Spending hours in a space lets you observe the subtle changes in light, atmosphere, and community rhythms. Often, I won’t even know why a viewpoint matters to me until I’ve sat with it for a while, then it reveals itself.
Your work holds a strong sense of memory and documentation. Do you see yourself more as a chronicler or storyteller?

Both. My paintings act as visual testimony to the passing of an era but also hold narrative threads of place, memory, and unexpected connections. I’ve painted old industrial sites only to find, years later, their remnants scattered elsewhere. Discovering a steel ladder from the old Ballast Point fuel tanks rusting at the back of White Bay Power Station felt like bumping into an old friend.
Jane Bennett: Historian Storyteller
In a rapidly gentrifying city, do you feel a responsibility to capture these sites before they vanish?
Absolutely. There’s always a sense of urgency.
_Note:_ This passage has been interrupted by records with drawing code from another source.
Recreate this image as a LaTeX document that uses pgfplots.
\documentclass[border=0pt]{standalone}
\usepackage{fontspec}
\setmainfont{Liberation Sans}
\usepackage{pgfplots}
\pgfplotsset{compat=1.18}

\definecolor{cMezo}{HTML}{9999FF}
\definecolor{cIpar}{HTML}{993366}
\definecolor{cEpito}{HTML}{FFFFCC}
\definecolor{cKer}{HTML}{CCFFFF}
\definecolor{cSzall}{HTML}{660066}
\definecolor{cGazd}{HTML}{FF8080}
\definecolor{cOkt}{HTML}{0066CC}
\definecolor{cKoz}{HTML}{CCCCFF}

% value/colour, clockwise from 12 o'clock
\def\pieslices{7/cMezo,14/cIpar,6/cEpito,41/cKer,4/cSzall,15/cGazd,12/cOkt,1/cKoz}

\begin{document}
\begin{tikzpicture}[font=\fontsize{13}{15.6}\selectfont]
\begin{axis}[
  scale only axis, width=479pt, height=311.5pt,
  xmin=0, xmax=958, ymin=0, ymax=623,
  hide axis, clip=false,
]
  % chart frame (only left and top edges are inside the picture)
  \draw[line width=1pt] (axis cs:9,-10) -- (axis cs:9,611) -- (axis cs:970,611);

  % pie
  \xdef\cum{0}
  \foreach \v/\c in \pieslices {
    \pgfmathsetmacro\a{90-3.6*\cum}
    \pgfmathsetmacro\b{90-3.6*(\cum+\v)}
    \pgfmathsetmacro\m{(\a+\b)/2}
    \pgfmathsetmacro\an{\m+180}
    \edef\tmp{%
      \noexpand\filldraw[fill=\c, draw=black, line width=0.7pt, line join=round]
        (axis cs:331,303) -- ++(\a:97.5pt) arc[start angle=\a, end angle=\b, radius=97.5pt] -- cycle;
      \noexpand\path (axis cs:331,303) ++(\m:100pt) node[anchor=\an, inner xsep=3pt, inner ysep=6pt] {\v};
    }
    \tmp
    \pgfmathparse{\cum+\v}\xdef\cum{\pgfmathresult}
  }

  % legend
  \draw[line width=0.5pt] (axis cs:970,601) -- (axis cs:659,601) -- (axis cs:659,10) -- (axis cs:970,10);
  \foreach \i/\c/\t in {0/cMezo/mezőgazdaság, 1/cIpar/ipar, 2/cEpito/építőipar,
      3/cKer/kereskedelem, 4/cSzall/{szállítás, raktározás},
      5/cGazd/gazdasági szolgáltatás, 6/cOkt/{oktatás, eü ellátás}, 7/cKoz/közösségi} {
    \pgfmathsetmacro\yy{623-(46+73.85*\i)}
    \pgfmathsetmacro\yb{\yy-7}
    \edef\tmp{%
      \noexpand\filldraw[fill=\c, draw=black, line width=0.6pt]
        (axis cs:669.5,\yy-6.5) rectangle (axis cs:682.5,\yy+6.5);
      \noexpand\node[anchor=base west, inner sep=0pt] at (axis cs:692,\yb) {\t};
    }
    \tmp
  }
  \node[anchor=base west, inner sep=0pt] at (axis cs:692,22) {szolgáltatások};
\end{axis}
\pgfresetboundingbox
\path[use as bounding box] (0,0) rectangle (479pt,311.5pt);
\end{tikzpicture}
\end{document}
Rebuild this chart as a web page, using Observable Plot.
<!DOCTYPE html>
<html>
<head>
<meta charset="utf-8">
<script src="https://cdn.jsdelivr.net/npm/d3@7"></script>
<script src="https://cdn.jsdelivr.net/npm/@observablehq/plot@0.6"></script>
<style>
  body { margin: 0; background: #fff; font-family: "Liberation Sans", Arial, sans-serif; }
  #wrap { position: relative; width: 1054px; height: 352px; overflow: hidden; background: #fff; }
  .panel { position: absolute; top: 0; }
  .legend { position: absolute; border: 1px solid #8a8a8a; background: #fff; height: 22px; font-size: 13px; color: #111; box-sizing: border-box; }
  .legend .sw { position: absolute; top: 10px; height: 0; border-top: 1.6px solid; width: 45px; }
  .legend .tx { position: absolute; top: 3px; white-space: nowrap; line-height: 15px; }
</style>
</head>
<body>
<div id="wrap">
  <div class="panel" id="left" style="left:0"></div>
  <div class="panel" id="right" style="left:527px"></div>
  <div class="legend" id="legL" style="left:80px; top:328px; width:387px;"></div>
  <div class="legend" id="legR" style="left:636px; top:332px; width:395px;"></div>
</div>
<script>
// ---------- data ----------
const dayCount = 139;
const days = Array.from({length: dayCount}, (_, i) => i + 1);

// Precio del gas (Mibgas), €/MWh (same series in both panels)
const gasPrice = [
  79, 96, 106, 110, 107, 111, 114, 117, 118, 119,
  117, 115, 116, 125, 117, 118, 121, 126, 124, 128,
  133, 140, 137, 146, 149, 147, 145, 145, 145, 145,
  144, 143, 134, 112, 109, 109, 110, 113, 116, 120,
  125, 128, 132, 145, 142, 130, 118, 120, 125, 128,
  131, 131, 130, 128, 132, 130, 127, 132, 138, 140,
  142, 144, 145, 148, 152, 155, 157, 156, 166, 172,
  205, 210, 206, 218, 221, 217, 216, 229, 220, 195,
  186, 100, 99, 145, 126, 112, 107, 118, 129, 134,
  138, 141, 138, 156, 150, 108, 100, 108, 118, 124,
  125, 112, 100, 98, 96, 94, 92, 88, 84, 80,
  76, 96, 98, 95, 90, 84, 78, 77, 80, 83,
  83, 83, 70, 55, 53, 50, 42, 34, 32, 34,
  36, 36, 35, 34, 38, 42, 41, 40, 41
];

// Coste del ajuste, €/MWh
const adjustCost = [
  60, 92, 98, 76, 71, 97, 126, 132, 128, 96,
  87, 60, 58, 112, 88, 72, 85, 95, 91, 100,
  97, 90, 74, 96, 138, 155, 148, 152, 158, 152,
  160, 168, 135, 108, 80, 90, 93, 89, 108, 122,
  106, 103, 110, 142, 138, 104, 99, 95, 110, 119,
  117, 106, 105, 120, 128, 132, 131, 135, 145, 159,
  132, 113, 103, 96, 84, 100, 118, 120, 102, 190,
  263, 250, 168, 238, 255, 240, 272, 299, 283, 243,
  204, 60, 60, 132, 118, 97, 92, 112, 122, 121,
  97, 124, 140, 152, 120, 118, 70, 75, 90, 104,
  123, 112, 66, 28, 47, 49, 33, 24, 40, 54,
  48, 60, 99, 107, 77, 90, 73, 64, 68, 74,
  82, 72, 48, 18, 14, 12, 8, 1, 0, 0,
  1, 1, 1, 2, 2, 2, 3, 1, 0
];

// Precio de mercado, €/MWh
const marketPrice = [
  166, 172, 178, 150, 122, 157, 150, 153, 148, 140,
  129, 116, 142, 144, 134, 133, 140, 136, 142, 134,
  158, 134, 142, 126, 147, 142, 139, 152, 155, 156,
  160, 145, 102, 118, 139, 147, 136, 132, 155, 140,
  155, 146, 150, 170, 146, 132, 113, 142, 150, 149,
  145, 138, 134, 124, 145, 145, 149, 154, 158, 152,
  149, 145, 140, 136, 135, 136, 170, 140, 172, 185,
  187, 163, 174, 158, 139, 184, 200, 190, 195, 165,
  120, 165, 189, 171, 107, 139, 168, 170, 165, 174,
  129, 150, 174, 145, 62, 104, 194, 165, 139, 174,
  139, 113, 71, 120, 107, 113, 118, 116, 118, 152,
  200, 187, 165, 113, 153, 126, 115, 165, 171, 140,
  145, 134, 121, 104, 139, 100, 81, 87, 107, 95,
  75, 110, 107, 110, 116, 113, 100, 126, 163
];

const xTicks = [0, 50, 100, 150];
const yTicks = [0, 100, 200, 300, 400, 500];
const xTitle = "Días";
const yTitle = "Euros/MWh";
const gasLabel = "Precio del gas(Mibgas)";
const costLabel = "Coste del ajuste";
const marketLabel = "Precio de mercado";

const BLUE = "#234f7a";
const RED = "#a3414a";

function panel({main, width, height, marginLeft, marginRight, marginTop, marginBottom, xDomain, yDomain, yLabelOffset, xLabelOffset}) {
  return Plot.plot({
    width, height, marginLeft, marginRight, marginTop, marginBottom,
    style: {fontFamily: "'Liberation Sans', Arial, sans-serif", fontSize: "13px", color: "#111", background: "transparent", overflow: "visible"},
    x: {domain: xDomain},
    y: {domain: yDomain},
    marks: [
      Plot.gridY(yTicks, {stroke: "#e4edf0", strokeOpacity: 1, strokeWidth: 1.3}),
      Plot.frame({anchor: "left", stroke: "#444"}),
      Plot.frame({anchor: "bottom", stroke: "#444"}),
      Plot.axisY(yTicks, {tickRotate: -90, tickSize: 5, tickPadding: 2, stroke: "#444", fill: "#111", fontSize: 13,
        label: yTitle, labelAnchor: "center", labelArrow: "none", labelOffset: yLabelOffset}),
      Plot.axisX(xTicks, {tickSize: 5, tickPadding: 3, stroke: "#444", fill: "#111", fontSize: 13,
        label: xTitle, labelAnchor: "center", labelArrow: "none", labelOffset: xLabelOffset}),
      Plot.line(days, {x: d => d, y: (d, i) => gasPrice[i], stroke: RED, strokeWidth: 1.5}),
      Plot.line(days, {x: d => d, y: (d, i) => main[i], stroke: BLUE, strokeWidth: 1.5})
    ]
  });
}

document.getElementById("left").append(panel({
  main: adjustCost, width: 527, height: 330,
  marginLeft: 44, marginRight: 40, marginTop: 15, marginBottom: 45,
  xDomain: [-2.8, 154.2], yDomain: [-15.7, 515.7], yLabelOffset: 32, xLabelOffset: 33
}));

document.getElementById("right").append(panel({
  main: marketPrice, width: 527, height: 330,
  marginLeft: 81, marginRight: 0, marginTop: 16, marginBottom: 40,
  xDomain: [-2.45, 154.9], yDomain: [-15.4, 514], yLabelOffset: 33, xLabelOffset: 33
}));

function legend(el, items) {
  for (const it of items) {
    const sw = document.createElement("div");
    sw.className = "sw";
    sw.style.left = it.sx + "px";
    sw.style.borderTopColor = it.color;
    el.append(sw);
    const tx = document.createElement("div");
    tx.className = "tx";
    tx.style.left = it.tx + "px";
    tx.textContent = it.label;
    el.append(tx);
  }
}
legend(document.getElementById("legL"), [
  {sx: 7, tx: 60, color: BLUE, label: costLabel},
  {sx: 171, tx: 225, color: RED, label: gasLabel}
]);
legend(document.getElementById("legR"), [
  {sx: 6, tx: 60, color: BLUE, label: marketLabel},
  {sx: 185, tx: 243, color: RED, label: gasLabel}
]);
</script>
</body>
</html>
In 2023, I painted a series documenting the Hunter Street Metro demolition. Some canvases stretched nearly two metres wide, painted six days a week in the CBD. Strangers would watch over my gear or haul paintings undercover in the rain. Those spontaneous connections often lead to new works — someone tips you off about a site, a hidden viewpoint, or a building days from demolition.

Painting on location embeds you in a place’s daily rhythm. It invites conversation, and over time, you feel adopted by these communities. They shape my work and how I see this ever-changing city.